Rule Extraction from Binary Neural Networks with Convolutional Rules for Model Validation
This work addresses the interpretability problem for deep neural networks, particularly for high-dimensional image data, by providing a method to extract human-understandable logical rules.
This paper tackles the problem of interpreting black-box deep neural networks by extracting logical rules. It introduces first-order convolutional rules, which are extracted from binary neural networks using stochastic local search, to model network functionality and produce interpretable logical rules.
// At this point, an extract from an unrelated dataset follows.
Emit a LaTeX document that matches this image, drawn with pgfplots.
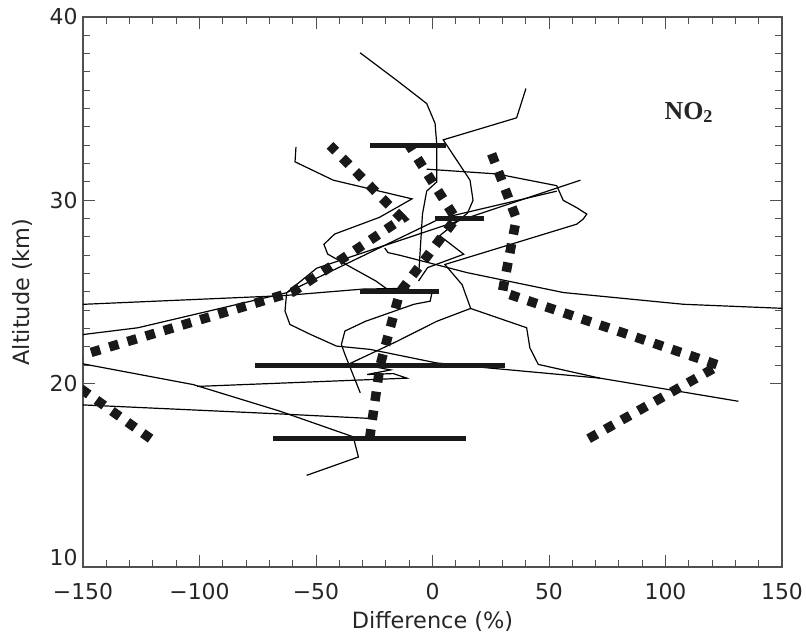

Most deep neural networks are considered to be black boxes, meaning their output is hard to interpret. In contrast, logical expressions are considered to be more comprehensible since they use symbols that are semantically close to natural language instead of distributed representations. However, for high-dimensional input data such as images, the individual symbols, i.e. pixels, are not easily interpretable. We introduce the concept of first-order convolutional rules, which are logical rules that can be extracted using a convolutional neural network (CNN), and whose complexity depends on the size of the convolutional filter and not on the dimensionality of the input. Our approach is based on rule extraction from binary neural networks with stochastic local search. We show how to extract rules that are not necessarily short, but characteristic of the input, and easy to visualize. Our experiments show that the proposed approach is able to model the functionality of the neural network while at the same time producing interpretable logical rules.